Here she is..the woman who inspired me to do birthwork.  I read her book, Spiritual Midwifery 12 years ago.  The stories and wisdom she shared in those pages changed me, and I knew from that point that someday I would be a birthworker.    Having attended births as a doula, and had my own son at home I see what an amazing privilege and powerful responsibility it is to do this work.  It takes time, courage and a sense of humor.  It takes compassion, strength, and faith.  It takes the desire to always be learning more-you never know when that extra piece of knowledge will help another.  I salute you Ina May, and thank you.  Your dedication has lifted up generations of midwives, doulas, mothers and fathers, childbirth educators, nurses, doctors and many others.

For more information on this amazing woman please go to:  http://www.inamay.com/

Here is her bio from that website:

Ina May Gaskin, MA, CPM, PhD(Hon.) is founder and director of the Farm Midwifery Center, located near Summertown, Tennessee. Founded in 1971, by 2011, the Farm Midwifery Center had handled approximately 3000 births, with remarkably good outcomes. Ms. Gaskin herself has attended more than 1200 births. She is author of Spiritual Midwifery , now in its fourth edition. For twenty-two years she published Birth Gazette , a quarterly covering health care, childbirth and midwifery issues. Ina May’s Guide to Childbirth was released in 2003 by Bantam/Dell, a division of Random House and has been translated into Italian, Slovenian, German, and French. Ina May’s Guide to Breastfeeding was published in 2009 by Bantam/Dell, and her newest book, Birth Matters: A Midwife’s Manifesta , was published in 2011.

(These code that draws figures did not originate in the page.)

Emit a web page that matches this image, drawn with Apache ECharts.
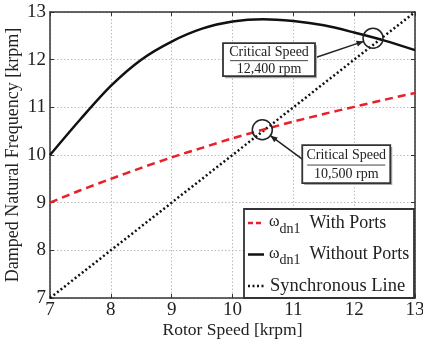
<!DOCTYPE html>
<html><head><meta charset="utf-8">
<script src="https://cdn.jsdelivr.net/npm/echarts@6/dist/echarts.min.js"></script>
<style>html,body{margin:0;padding:0;background:#fff}#c{width:423px;height:340px}</style>
</head><body><div id="c"></div>
<script>
const rotorSpeed = [7, 7.5, 8, 8.5, 9, 9.5, 10, 10.5, 11, 11.5, 12, 12.5, 13];
const withPorts = [9.0, 9.26, 9.5, 9.73, 9.95, 10.15, 10.35, 10.53, 10.7, 10.86, 11.01, 11.16, 11.3];
const withoutPorts = [10.0, 10.75, 11.45, 12.0, 12.38, 12.65, 12.8, 12.85, 12.81, 12.72, 12.57, 12.4, 12.2];
const syncLine = [7, 7.5, 8, 8.5, 9, 9.5, 10, 10.5, 11, 11.5, 12, 12.5, 13];
const xTicks = [7, 8, 9, 10, 11, 12, 13];
const yTicks = [7, 8, 9, 10, 11, 12, 13];
const criticalPoints = [[12.31, 12.45], [10.49, 10.53]];
const boxCenters = [[10.6, 12.0], [11.87, 9.81]];
const boxTexts = [['Critical Speed', '12,400 rpm'], ['Critical Speed', '10,500 rpm']];
const seriesNames = ['With Ports', 'Without Ports', 'Synchronous Line'];

const FONT = '"Liberation Serif", "DejaVu Serif", serif';
const chart = echarts.init(document.getElementById('c'), null, {renderer: 'canvas'});
const pairs = ys => rotorSpeed.map((x, i) => [x, ys[i]]);
const axisCommon = {
  min: 7, max: 13, interval: 1,
  axisLine: {show: true, lineStyle: {color: '#333', width: 1.5}},
  axisTick: {show: true, inside: true, length: 4, lineStyle: {color: '#333'}},
  splitLine: {show: true, lineStyle: {color: '#bbb', type: [1.5, 2], width: 1}},
  axisLabel: {color: '#222', fontFamily: FONT, fontSize: 19}
};
const styles = [
  {color: '#e8202a', width: 2.5, type: [8, 5]},
  {color: '#111', width: 2.5, type: 'solid'},
  {color: '#111', width: 2.5, type: [2, 2.5]}
];
const option = {
  animation: false,
  grid: {left: 50, right: 8, top: 12, bottom: 42, show: false, containLabel: false, outerBoundsMode: 'none'},
  xAxis: [
    Object.assign({}, axisCommon, {type: 'value', position: 'bottom',
      name: 'Rotor Speed [krpm]', nameLocation: 'middle', nameGap: 23, nameMoveOverlap: false,
      nameTextStyle: {fontFamily: FONT, fontSize: 17.5, color: '#222'},
      axisLabel: Object.assign({}, axisCommon.axisLabel, {margin: 3,
        formatter: v => xTicks.includes(v) ? String(v) : ''})}),
    Object.assign({}, axisCommon, {type: 'value', position: 'top', axisLabel: {show: false}, splitLine: {show: false}})
  ],
  yAxis: [
    Object.assign({}, axisCommon, {type: 'value', position: 'left',
      name: 'Damped Natural Frequency [krpm]', nameLocation: 'middle', nameGap: 28, nameMoveOverlap: false,
      nameTextStyle: {fontFamily: FONT, fontSize: 18, color: '#222'},
      axisLabel: Object.assign({}, axisCommon.axisLabel, {margin: 4,
        formatter: v => yTicks.includes(v) ? String(v) : ''})}),
    Object.assign({}, axisCommon, {type: 'value', position: 'right', axisLabel: {show: false}, splitLine: {show: false}})
  ],
  series: [
    {name: seriesNames[0], type: 'line', data: pairs(withPorts), smooth: 0.3, showSymbol: false, symbol: 'none',
      lineStyle: styles[0], z: 3},
    {name: seriesNames[1], type: 'line', data: pairs(withoutPorts), smooth: 0.3, showSymbol: false, symbol: 'none',
      lineStyle: styles[1], z: 3},
    {name: seriesNames[2], type: 'line', data: pairs(syncLine), showSymbol: false, symbol: 'none',
      lineStyle: styles[2], z: 2,
      markPoint: {
        symbol: 'circle', symbolSize: 20, silent: true,
        itemStyle: {color: 'rgba(0,0,0,0)', borderColor: '#222', borderWidth: 1.5},
        label: {show: false},
        data: criticalPoints.map(p => ({coord: p}))
      }}
  ]
};
chart.setOption(option);

const g = [];
// annotation boxes and arrows, positioned from data coordinates
const sizes = [[92, 33], [88, 38]];
boxCenters.forEach((c, i) => {
  const p = chart.convertToPixel({gridIndex: 0}, c);
  const [w, h] = sizes[i];
  const x0 = p[0] - w / 2, y0 = p[1] - h / 2;
  const target = chart.convertToPixel({gridIndex: 0}, criticalPoints[i]);
  const start = i === 0 ? [x0 + w, p[1] - 2] : [x0, y0 + 14];
  const dx = target[0] - start[0], dy = target[1] - start[1];
  const len = Math.hypot(dx, dy);
  const ux = dx / len, uy = dy / len;
  const end = [target[0] - ux * 10, target[1] - uy * 10];
  const ah = 7, aw = 3;
  g.push({type: 'line', shape: {x1: start[0], y1: start[1], x2: end[0], y2: end[1]}, style: {stroke: '#222', lineWidth: 1.5}, z: 100});
  g.push({type: 'polygon', shape: {points: [end, [end[0] - ux * ah - uy * aw, end[1] - uy * ah + ux * aw], [end[0] - ux * ah + uy * aw, end[1] - uy * ah - ux * aw]]}, style: {fill: '#222'}, z: 100});
  g.push({type: 'rect', shape: {x: x0 + 2, y: y0 + 2, width: w, height: h}, style: {fill: '#aaa'}, z: 100});
  g.push({type: 'rect', shape: {x: x0, y: y0, width: w, height: h}, style: {fill: '#fff', stroke: '#333', lineWidth: 1.8}, z: 101});
  g.push({type: 'text', x: p[0], y: p[1] - h / 4 + 1, style: {text: boxTexts[i][0], align: 'center', verticalAlign: 'middle', font: '14px ' + FONT, fill: '#222'}, z: 102});
  g.push({type: 'line', shape: {x1: p[0] - 39, y1: p[1] + 1, x2: p[0] + 39, y2: p[1] + 1}, style: {stroke: '#444', lineWidth: 1}, z: 102});
  g.push({type: 'text', x: p[0], y: p[1] + h / 4 + 1, style: {text: boxTexts[i][1], align: 'center', verticalAlign: 'middle', font: '14px ' + FONT, fill: '#222'}, z: 102});
});

// legend box (drawn to reproduce the line samples and subscripts)
const LX = 244, LY = 209, LW = 170, LH = 89, rowH = 31.5;
g.push({type: 'rect', shape: {x: LX, y: LY, width: LW, height: LH}, style: {fill: '#fff', stroke: '#333', lineWidth: 1.8}, z: 110});
seriesNames.forEach((name, i) => {
  const cy = LY + 14 + i * rowH;
  const st = styles[i];
  const lineLen = i === 2 ? 18 : 16;
  g.push({type: 'line', shape: {x1: LX + 4, y1: cy, x2: LX + 4 + lineLen, y2: cy},
    style: {stroke: st.color, lineWidth: st.width, lineDash: st.type === 'solid' ? null : (i === 0 ? [5, 3] : [2, 2.5])}, z: 111});
  if (i < 2) {
    g.push({type: 'text', x: LX + 25, y: cy + 2, style: {
      text: '{w|ω}{s|dn1}{t|' + name + '}',
      verticalAlign: 'middle',
      rich: {
        t: {font: '18px ' + FONT, fill: '#222', lineHeight: 22, verticalAlign: 'top'},
        w: {font: '16px ' + FONT, fill: '#222', lineHeight: 22, verticalAlign: 'top'},
        s: {font: '14px ' + FONT, fill: '#222', lineHeight: 13, verticalAlign: 'bottom', padding: [0, 9, 0, 0]}
      }}, z: 111});
  } else {
    g.push({type: 'text', x: LX + 26, y: cy, style: {text: name, verticalAlign: 'middle', font: '18.5px ' + FONT, fill: '#222'}, z: 111});
  }
});
chart.setOption({graphic: g});
</script></body></html>
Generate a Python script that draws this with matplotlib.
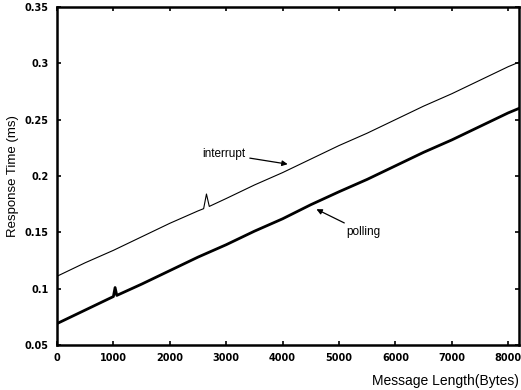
import matplotlib.pyplot as plt
from matplotlib.ticker import FormatStrFormatter

# Response time vs message length, interrupt and polling modes
intr_len = [0, 500, 1000, 1500, 2000, 2500, 2600, 2650, 2700, 3000, 3500,
            4000, 4500, 5000, 5500, 6000, 6500, 7000, 7500, 8000, 8192]
intr_time = [0.111, 0.123, 0.134, 0.146, 0.158, 0.169, 0.171, 0.184, 0.173,
             0.180, 0.192, 0.203, 0.215, 0.227, 0.238, 0.250, 0.262, 0.273,
             0.285, 0.297, 0.301]

poll_len = [0, 500, 1000, 1030, 1060, 1500, 2000, 2500, 3000, 3500, 4000,
            4500, 5000, 5500, 6000, 6500, 7000, 7500, 8000, 8192]
poll_time = [0.069, 0.081, 0.093, 0.101, 0.094, 0.104, 0.116, 0.128, 0.139,
             0.151, 0.162, 0.1745, 0.186, 0.197, 0.209, 0.221, 0.232, 0.244,
             0.256, 0.260]

x_ticks = [0, 1000, 2000, 3000, 4000, 5000, 6000, 7000, 8000]
y_ticks = [0.05, 0.1, 0.15, 0.2, 0.25, 0.3, 0.35]

plt.rcParams['font.family'] = ['Liberation Sans', 'DejaVu Sans']

fig = plt.figure(figsize=(5.21, 3.90), dpi=100)
ax = fig.add_axes([0.1094, 0.1154, 0.8868, 0.8667])

ax.plot(intr_len, intr_time, color='black', linewidth=0.8)
ax.plot(poll_len, poll_time, color='black', linewidth=2.0)

ax.set_xlim(0, 8192)
ax.set_ylim(0.05, 0.35)
ax.set_xticks(x_ticks)
ax.set_yticks(y_ticks)
ax.yaxis.set_major_formatter(FormatStrFormatter('%g'))
ax.tick_params(direction='in', length=3, width=1.2, top=True, right=True,
               labelsize=7, pad=6)
for lbl in ax.get_xticklabels() + ax.get_yticklabels():
    lbl.set_fontweight('bold')
    lbl.set_family('DejaVu Sans')
for side in ax.spines.values():
    side.set_linewidth(1.8)

ax.set_ylabel('Response Time (ms)', fontsize=9.5, labelpad=4)
ax.set_xlabel('Message Length(Bytes)', fontsize=10, loc='right', labelpad=8)

arrow = dict(arrowstyle='-|>', color='black', linewidth=0.9,
             mutation_scale=8, shrinkA=1, shrinkB=0)
ax.annotate('interrupt', xy=(4090, 0.2105), xytext=(2580, 0.2195),
            fontsize=8.5, va='center', arrowprops=arrow)
ax.annotate('polling', xy=(4600, 0.1705), xytext=(5130, 0.150),
            fontsize=8.5, va='center', arrowprops=arrow)

fig.savefig('out.png', dpi=100)
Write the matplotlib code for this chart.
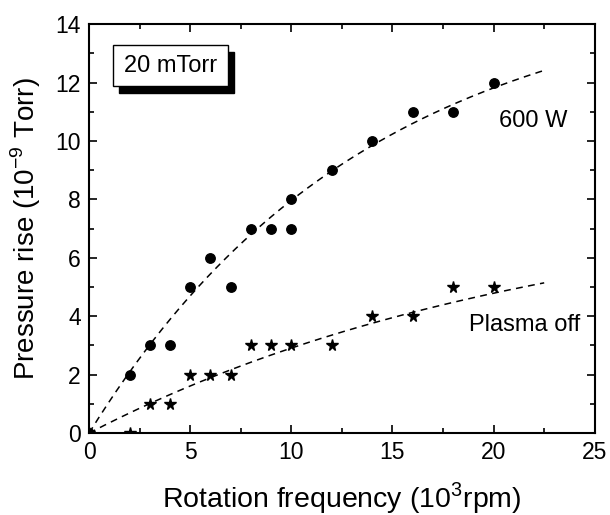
import numpy as np
import matplotlib
matplotlib.use("Agg")
import matplotlib.pyplot as plt
from matplotlib.patches import Rectangle
from matplotlib.ticker import MultipleLocator

plt.rcParams['font.family'] = ['Liberation Sans', 'DejaVu Sans']
plt.rcParams['mathtext.fontset'] = 'custom'
plt.rcParams['mathtext.rm'] = 'Liberation Sans'

# Data
x_600w = [0, 2, 3, 4, 5, 6, 7, 8, 9, 10, 10, 12, 14, 16, 18, 20]
y_600w = [0, 2, 3, 3, 5, 6, 5, 7, 7, 7, 8, 9, 10, 11, 11, 12]
x_off = [0, 2, 3, 4, 5, 6, 7, 8, 9, 10, 12, 14, 16, 18, 20]
y_off = [0, 0, 1, 1, 2, 2, 2, 3, 3, 3, 3, 4, 4, 5, 5]

# Dashed fit curves, values at a few positions
fit_x = [0, 2, 5, 10, 15, 22.5]
fit_600w = [0, 2.05, 4.75, 7.9, 10.3, 12.4]
fit_off = [0, 0.75, 1.6, 2.9, 3.95, 5.15]


def fit_saturating(x, y):
    """Least-squares fit of y = a*(1-exp(-x/b)) for a smooth curve."""
    x = np.asarray(x, float)
    y = np.asarray(y, float)
    best = None
    for b in np.linspace(2, 80, 3000):
        f = 1 - np.exp(-x / b)
        a = np.sum(y * f) / np.sum(f * f)
        err = np.sum((y - a * f) ** 2)
        if best is None or err < best[0]:
            best = (err, a, b)
    return best[1], best[2]


fig = plt.figure(figsize=(6.10, 5.15), dpi=100)
ax = fig.add_axes([0.146, 0.159, 0.829, 0.794])

xf = np.linspace(fit_x[0], fit_x[-1], 200)
for ys in (fit_600w, fit_off):
    a, b = fit_saturating(fit_x, ys)
    ax.plot(xf, a * (1 - np.exp(-xf / b)), color='black', lw=1.1,
            dashes=(4.5, 3.5), zorder=2)

ax.plot(x_600w, y_600w, 'o', color='black', markersize=6.8, zorder=3)
ax.plot(x_off, y_off, '*', color='black', markersize=8.5, zorder=3)

ax.set_xlim(0, 25)
ax.set_ylim(0, 14)
ax.xaxis.set_major_locator(MultipleLocator(5))
ax.xaxis.set_minor_locator(MultipleLocator(2.5))
ax.yaxis.set_major_locator(MultipleLocator(2))
ax.yaxis.set_minor_locator(MultipleLocator(1))
ax.tick_params(which='both', direction='in', top=True, right=True,
               width=1.2, labelsize=16.5, pad=6)
ax.tick_params(which='major', length=6)
ax.tick_params(which='minor', length=3.5)
for s in ax.spines.values():
    s.set_linewidth(1.5)

ax.set_xlabel('Rotation frequency (10$^3$rpm)', fontsize=20.5, labelpad=11)
ax.set_ylabel('Pressure rise (10$^{-9}$ Torr)', fontsize=20, labelpad=9)

ax.text(20.26, 10.7, '600 W', fontsize=17, ha='left', va='center')
ax.text(18.8, 3.7, 'Plasma off', fontsize=17, ha='left', va='center')

# Boxed label with drop shadow
bx0, by0, bw, bh = 0.047, 0.848, 0.228, 0.101
ax.add_patch(Rectangle((bx0 + 0.012, by0 - 0.017), bw, bh, transform=ax.transAxes,
                       facecolor='black', edgecolor='black', zorder=4))
ax.add_patch(Rectangle((bx0, by0), bw, bh, transform=ax.transAxes,
                       facecolor='white', edgecolor='black', lw=1.0, zorder=5))
ax.text(bx0 + bw / 2, by0 + bh / 2, '20 mTorr', transform=ax.transAxes,
        fontsize=17, ha='center', va='center', zorder=6)

fig.savefig('out.png', dpi=100)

She has lectured all over the world at midwifery conferences and at medical schools, both to students and to faculty. She was President of Midwives’ Alliance of North America from 1996 to 2002. In 1997, she received the ASPO/Lamaze Irwin Chabon Award and the Tennessee Perinatal Association Recognition Award. In 2003 she was chosen as Visiting Fellow of Morse College, Yale University. In 2009, she was conferredw with the title of Honorary Doctor by the Faculty of Health and Human Sciences of Thames Valley University in London, England. In 2011, she was chosen as one of four recipients of the Right Livelihood Award (also known as the Alternative Nobel Prize), given in an award ceremony before the Swedish Parliament in Stockholm.

Ms. Gaskin has lectured widely to midwives and physicians throughout the world. Her promotion of a low-intervention but extremely effective method for dealing with one of the most-feared birth complications, shoulder dystocia, has resulted in that method being adopted by a growing number of practitioners. The Gaskin maneuver is the first obstetrical procedure to be named for a midwife. Her statistics for breech deliveries and her teaching video on the subject have helped to spark a reappraisal of the policy of automatically performing cesarean section for all breech babies. As the occurrence of vaginal breech births has declined over the last 40 years, the knowledge and skill required for such births have come close to extinction.

Ms. Gaskin’s center is noted for its low rates of intervention, morbidity and mortality despite the inclusion of many vaginally delivered breeches, twin and grand multiparas. Their statistics were published in “The Safety of Home Birth: The Farm Study,” authored by A. Mark Durand, American Journal of Public Health , March, 1992, Vol. 82, 450-452. She was featured in Salon magazine’s feature “ Brilliant Careers ” in the June 1, 1999 edition. The Sun magazine published an interview with her in its January 2012 issue.